Solo allora Jessie si rese conto che il suo top era piuttosto aderente e la gonna di cotone leggero dai colori caraibici le modellava i fianchi lasciando una buona parte delle lunghe gambe scoperte.
«Veramente...» Confusa dal modo in cui la guardava si alzò. «Forse è meglio che vada a dire di abbassare il volume.»
Lui scosse la testa. «Non è necessario, ci penso io.» Il suo tono si fece più grave. «Devo anche vedere qualcuno.» Poi parve rilassarsi di nuovo e aggiunse: «Ma per il momento preferisco stare qui con lei. Sempre che non le dispiaccia».
La studiò ancora, come se non riuscisse a toglierle gli occhi di dosso, accarezzando con lo sguardo i capelli castani che le scendevano morbidi sulle spalle e la sua figura sottile.
«Non credo che ci siano problemi...» mormorò lei sentendosi arrossire.
«Mi fa piacere.» Le si avvicinò, procurandole una improvvisa sensazione di calore mentre i campanellini d'allarme, che lei ben conosceva, iniziavano a tintinnare per avvertirla del pericolo.
Un pericolo che preferì ignorare. Dopotutto, che cosa c'era di male nello scambiare due chiacchiere con quella piacevole presenza?
«Non era mia intenzione origliare, ma non ho potuto fare a meno di sentire che forse è ancora sotto l'effetto del jet lag. Viene da lontano? È qui in vacanza?»
Lei scosse la testa. «Non si tratta di una vacanza, anche se a essere sincera non mi dispiacerebbe godermi un po' di questo bel sole esplorando l'isola. Di solito lavoro sodo, ma appena sono arrivata qui ho come avvertito la necessità di rallentare il ritmo. È tutto così rilassante da queste parti.» Sorrise. «Da quel poco che ho visto sono posti molto belli e... molto diversi da Londra, dove vivo io.»
«Infatti.» Lui la guardò con espressione interrogativa. «Allora se non è qui in vacanza...»
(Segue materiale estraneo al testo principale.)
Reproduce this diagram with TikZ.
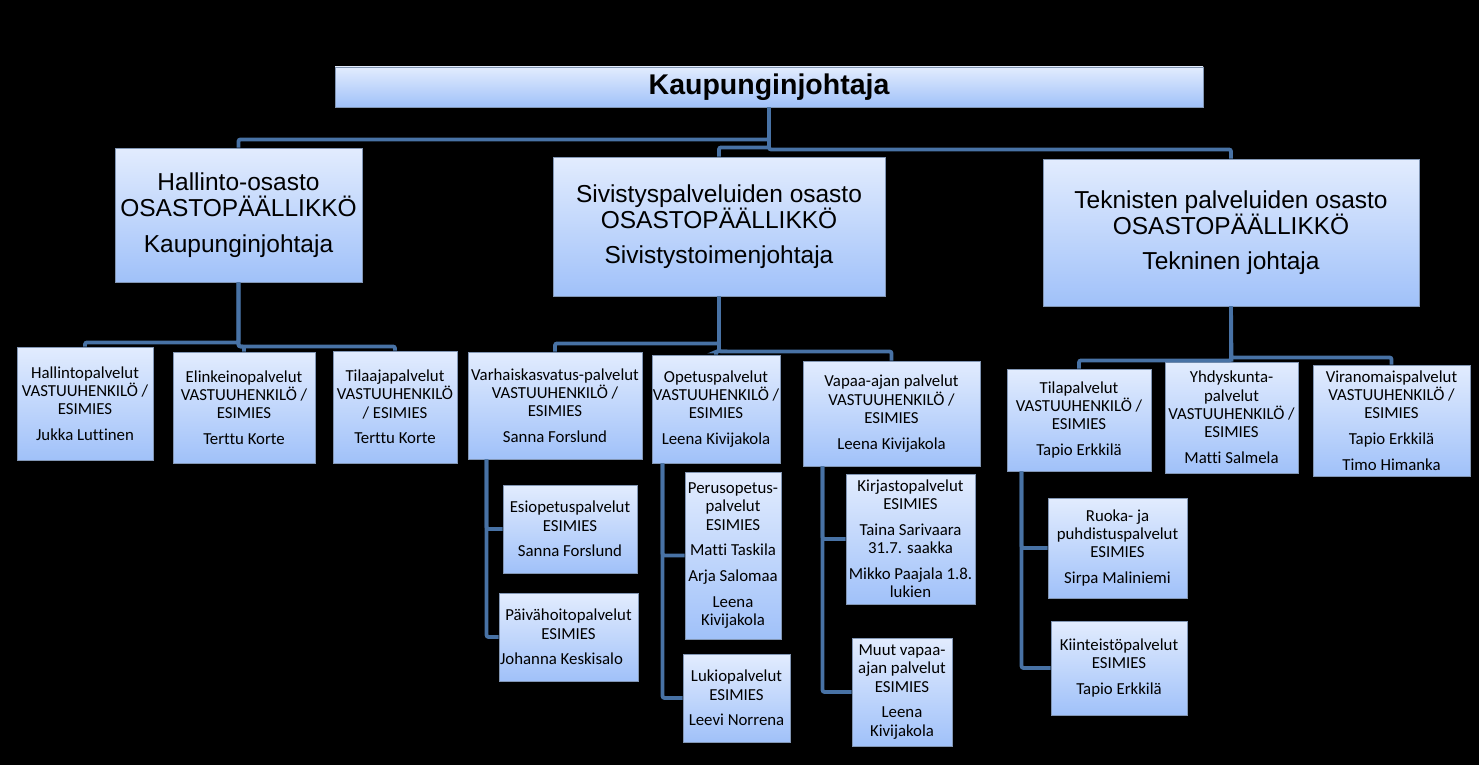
\documentclass[tikz,border=0pt]{standalone}
\usepackage{fontspec}
\setmainfont[Ligatures={NoCommon}]{Carlito}
\newfontfamily\arialf{Liberation Sans}
\definecolor{boxtop}{RGB}{226,236,254}
\definecolor{boxbot}{RGB}{160,193,249}
\definecolor{boxline}{RGB}{130,150,180}
\definecolor{connc}{RGB}{72,114,165}
\begin{document}
\begin{tikzpicture}[x=1pt,y=-1pt,
  box/.style={draw=boxline, line width=0.9pt, top color=boxtop, bottom color=boxbot,
    align=center, inner sep=0pt, text=black, font=\fontsize{16.8}{18.3}\selectfont},
  hbox/.style={box, font=\arialf\fontsize{24.5}{26}\selectfont},
  conn/.style={draw=connc, line width=3.8pt, rounded corners=2pt}]
\fill[black] (0,0) rectangle (1479,765);
\useasboundingbox (0,0) rectangle (1479,765);

% top
\node[box, font=\arialf\bfseries\fontsize{28.5}{30}\selectfont, minimum width=868, minimum height=40] (top) at (769,87) {Kaupunginjohtaja};

% departments
\node[hbox, minimum width=247, minimum height=134] (hall) at (238.5,215) {Hallinto-osasto\\OSASTOPÄÄLLIKKÖ\\[9.5pt]Kaupunginjohtaja};
\node[hbox, minimum width=332, minimum height=139] (siv) at (719,226.5) {Sivistyspalveluiden osasto\\OSASTOPÄÄLLIKKÖ\\[9.5pt]Sivistystoimenjohtaja};
\node[hbox, minimum width=376, minimum height=147] (tek) at (1231,232.5) {Teknisten palveluiden osasto\\OSASTOPÄÄLLIKKÖ\\[9.5pt]Tekninen johtaja};

% Hallinto children
\node[box, minimum width=136, minimum height=113] (hp) at (85,403.5) {Hallintopalvelut\\VASTUUHENKILÖ /\\ESIMIES\\[7.4pt]Jukka Luttinen};
\node[box, minimum width=142, minimum height=111] (ep) at (244,407.5) {Elinkeinopalvelut\\VASTUUHENKILÖ /\\ESIMIES\\[7.4pt]Terttu Korte};
\node[box, minimum width=124, minimum height=112] (tp) at (395,407) {Tilaajapalvelut\\VASTUUHENKILÖ\\/ ESIMIES\\[7.4pt]Terttu Korte};

% Sivistys children
\node[box, minimum width=174, minimum height=107] (vk) at (555,405.5) {Varhaiskasvatus-palvelut\\VASTUUHENKILÖ /\\ESIMIES\\[7.4pt]Sanna Forslund};
\node[box, minimum width=128, minimum height=108] (op) at (716,409) {Opetuspalvelut\\VASTUUHENKILÖ /\\ESIMIES\\[7.4pt]Leena Kivijakola};
\node[box, minimum width=177, minimum height=105] (va) at (891.5,413.5) {Vapaa-ajan palvelut\\VASTUUHENKILÖ /\\ESIMIES\\[7.4pt]Leena Kivijakola};

\node[box, minimum width=134, minimum height=88] (eo) at (570,529) {Esiopetuspalvelut\\ESIMIES\\[7.4pt]Sanna Forslund};
\node[box, minimum width=139, minimum height=88] (ph) at (568.5,637) {Päivähoitopalvelut\\ESIMIES\\[7.4pt]\hspace*{-14pt}Johanna Keskisalo};
\node[box, minimum width=96, minimum height=167] (po) at (733,555.5) {Perusopetus-\\palvelut\\ESIMIES\\[7.4pt]Matti Taskila\\[7.4pt]Arja Salomaa\\[7.4pt]Leena\\Kivijakola};
\node[box, minimum width=107, minimum height=88] (lu) at (736.5,698) {Lukiopalvelut\\ESIMIES\\[7.4pt]Leevi Norrena};
\node[box, minimum width=129, minimum height=130] (ki) at (910.5,539) {Kirjastopalvelut\\ESIMIES\\[7.4pt]Taina Sarivaara\\31.7. saakka\\[7.4pt]Mikko Paajala 1.8.\\lukien};
\node[box, minimum width=100, minimum height=108] (mu) at (902,692) {Muut vapaa-\\ajan palvelut\\ESIMIES\\[7.4pt]Leena\\Kivijakola};

% Tekniset children
\node[box, minimum width=144, minimum height=102] (ti) at (1079,420) {Tilapalvelut\\VASTUUHENKILÖ /\\ESIMIES\\[7.4pt]Tapio Erkkilä};
\node[box, minimum width=133, minimum height=111] (yh) at (1231.5,417.5) {Yhdyskunta-\\palvelut\\VASTUUHENKILÖ /\\ESIMIES\\[7.4pt]Matti Salmela};
\node[box, minimum width=157, minimum height=111] (vi) at (1391.5,420.5) {Viranomaispalvelut\\VASTUUHENKILÖ /\\ESIMIES\\[7.4pt]Tapio Erkkilä\\[7.4pt]Timo Himanka};
\node[box, minimum width=139, minimum height=100] (ru) at (1117.5,548) {Ruoka- ja\\puhdistuspalvelut\\ESIMIES\\[7.4pt]Sirpa Maliniemi};
\node[box, minimum width=136, minimum height=94] (kii) at (1119,668) {Kiinteistöpalvelut\\ESIMIES\\[7.4pt]Tapio Erkkilä};

% connectors: top level
\draw[conn] (top.south) -- ++(0,32) -| (hall.north);
\draw[conn] (top.south) -- ++(0,40) -| (siv.north);
\draw[conn] (top.south) -- ++(0,42) -| (tek.north);

% Hallinto
\draw[conn] (hall.south) -- ++(0,60) -| (hp.north);
\draw[conn] (hall.south) -- ++(0,64) -| (ep.north);
\draw[conn] (hall.south) -- ++(0,64) -| (tp.north);

% Sivistys
\draw[conn] (siv.south) -- ++(0,47) -| (vk.north);
\draw[conn] (siv.south) -- ++(0,55) -| (op.north);
\draw[conn] (siv.south) -- ++(0,55) -| (va.north);

\coordinate (vkd) at ([xshift=19pt]vk.south west);
\draw[conn] (vkd) |- (eo.west);
\draw[conn] (vkd) |- (ph.west);
\coordinate (opd) at ([xshift=11pt]op.south west);
\draw[conn] (opd) |- (po.west);
\draw[conn] (opd) |- (lu.west);
\coordinate (vad) at ([xshift=20pt]va.south west);
\draw[conn] (vad) |- (ki.west);
\draw[conn] (vad) |- (mu.west);

% Tekniset
\draw[conn] (tek.south) -- ++(0,54) -| (ti.north);
\draw[conn] (tek.south) -- (yh.north);
\draw[conn] (tek.south) -- ++(0,51) -| (vi.north);
\coordinate (tid) at ([xshift=15pt]ti.south west);
\draw[conn] (tid) |- (ru.west);
\draw[conn] (tid) |- (kii.west);
\end{tikzpicture}
\end{document}
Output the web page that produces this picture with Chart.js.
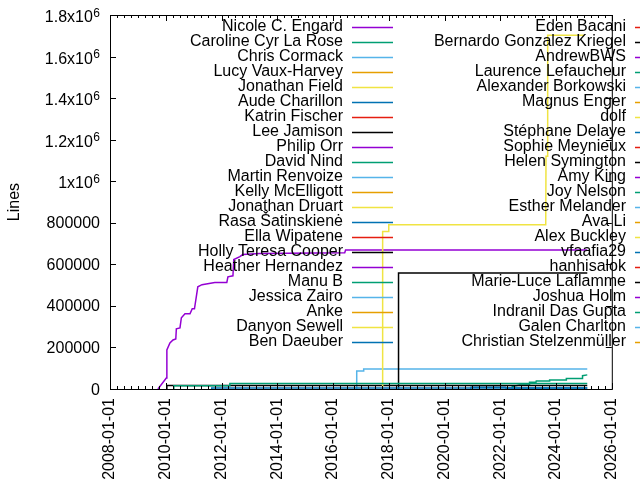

Jessie scosse di nuovo la testa, facendo oscillare i capelli castani sulle spalle nude. «Be', visto che resterò per i prossimi tre mesi sono riuscita a organizzarmi qualcosa. Lavorerò come medico al Pronto Soccorso Pediatrico dell'ospedale. Non è una posizione a tempo pieno quindi forse dovrò cercare anche qualcos'altro, ma era un'opportunità troppo interessante per lasciarla perdere.» Si strinse nelle spalle. «Inoltre era il momento perfetto per andarmene da Londra» aggiunse. «Volevo fare un po' di esperienza prima di decidere quale altra specializzazione prendere.»
Lui aggrottò un sopracciglio. «Ha fatto molta strada per scoprire cosa vuole fare.»
«È vero.» Jessie increspò le labbra. «Ma ho parte della mia famiglia qui... Mio padre è socio in una distilleria di rum dell'isola. Non ci siamo visti molto negli ultimi anni e pensavo che fosse un'opportunità anche per passare un po' di tempo con lui.»
«E sua madre?» chiese lui a quel punto, aggrottando la fronte. «Non vive qui, lei?»
Le ci volle un attimo per rispondere. Non le era facile parlarne. «No. I miei genitori sono separati da un po'. Mia madre è morta in Inghilterra un paio di anni fa.»
«Mi dispiace.» Riemerse il leggero accento spagnolo e l'espressione dei suoi occhi si ammorbidì. «Dev'essere stata dura per lei.»
Jessie annuì sperando di riuscire a cambiare argomento prima di lasciarsi prendere dalle emozioni.
Non aveva ancora superato del tutto la morte di sua madre, quanto a suo padre... il rapporto fra loro era sempre stato difficile e doveva fare in modo di trovare un punto d'incontro.